Да, именно «всего»… Едва он показался, где-то вбоку, из невидной двери, и мой сосед, расталкивая соседок-дам, поднялся с энтузиазмом: «Федор Иванович идет», — как я тоже сделался моментально «энтузиастом этого Федора Ивановича», едва взглянув на его счастливое, молодое (а ведь лет 40 ему), какое-то неопытное и безгранично милое лицо… «Дай Бог успеха! Дай Бог удачи в голосе», — прошептал я невольно. Это — штука. Едва Шаляпин появляется, как все неодолимо желают ему успеха. За что?!?
За то, что он молод, за то, что он счастлив…
И «успеха» не может не выйти при этом слиянии огромных пожеланий толпы и естественного желания о том же его самого. «Шаляпин» и «неуспех» как-то несовместимы, неестественны и являли бы явно безобразный вид, не только антиэстетический, но и антиморальный…

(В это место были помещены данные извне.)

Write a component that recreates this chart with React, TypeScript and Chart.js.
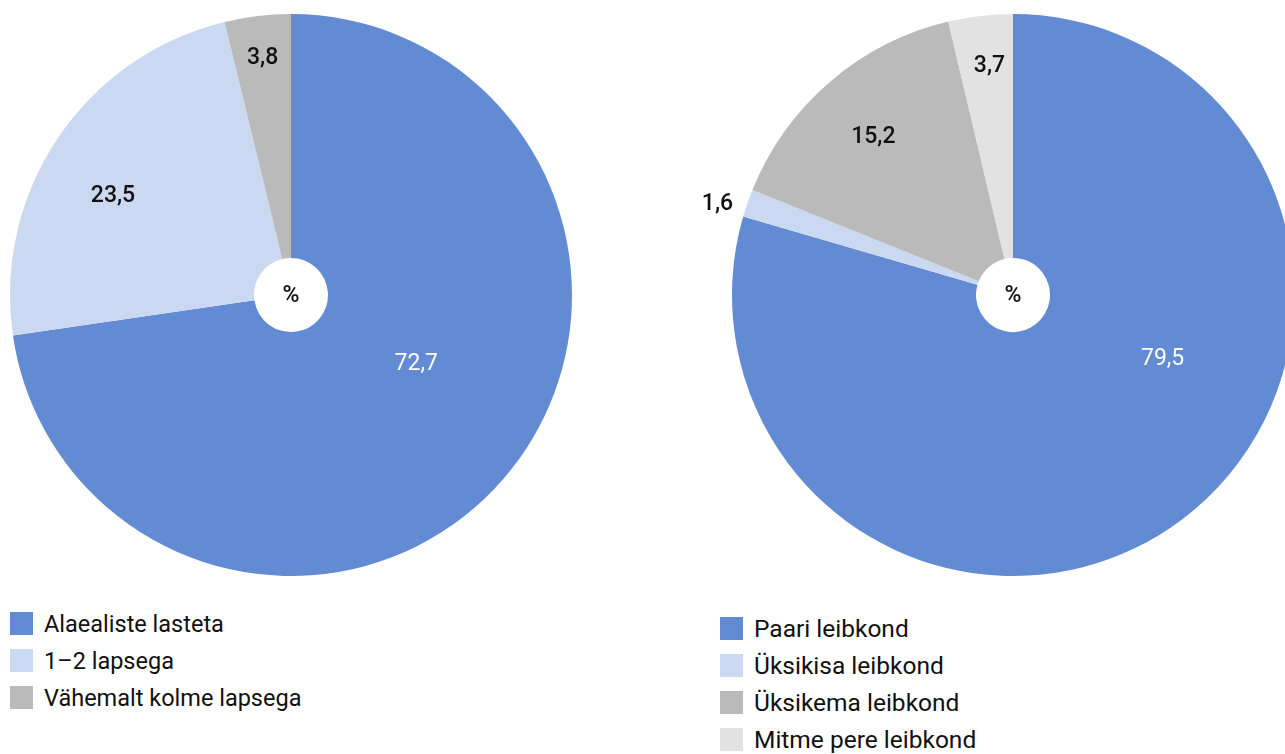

От дверей до эстрады — очень длинный путь. С места, где я сидел, однако, он был весь виден. И вот я смотрел, как он «выходил»… Тут не было ничего важного, торжественного, «аристократического». Он шел некрасивой, быстрой, торопящейся походкой, как самый «натуральный человек», — к ждущей его толпе, то поднимая глаза кверху (к хорам), то глядя перед собою (в зал)… Было что-то неумелое в нем, — и это производило то прекрасное впечатление, что «перед нами» не было ничего заношенного, «обыкновенного концертного», как бы не было самой эстрады и, так сказать, «театрального паричка». Этот надоевший «театральный парик», который так портит иллюзию художественности, — его не было здесь, и тем он сыграл «свою последнюю и прекрасную роль»…
Бог пения спешил к своему месту… Этот его характерный хохолок над лбом, ни у кого еще не встречающийся. Все его знают… Он глубоко гармонирует с линией лица под ним и гармонирует даже с дальнейшею фигурою. Можно Шаляпина представить или предположить без рук, без ног, — но без этого пучка прямо стоящих, не густых отнюдь, волос — нельзя его вообразить, нельзя о нем мыслить, думать. Это — как «длинные волосы» у Самсона: что-то личное, особенное и в чем «суть». Без «пучка» — Шаляпин пропадет, и даже его не за что будет любить. Изменит ему Далила, и изменит ему публика. В пучке же выражено: «Я так хочу». Выражен каприз, произвол, притом совершенно бессознательный и нецелесообразный, но глубоко природный, врожденный.
«Он так хочет, наш Бог! Будь — по нему».
И ради хохолка публика все для него делает и, пока видит хохолок, — будет всегда все ему делать. «Это наш орленок, наш молодой орел. Сейчас он запоет».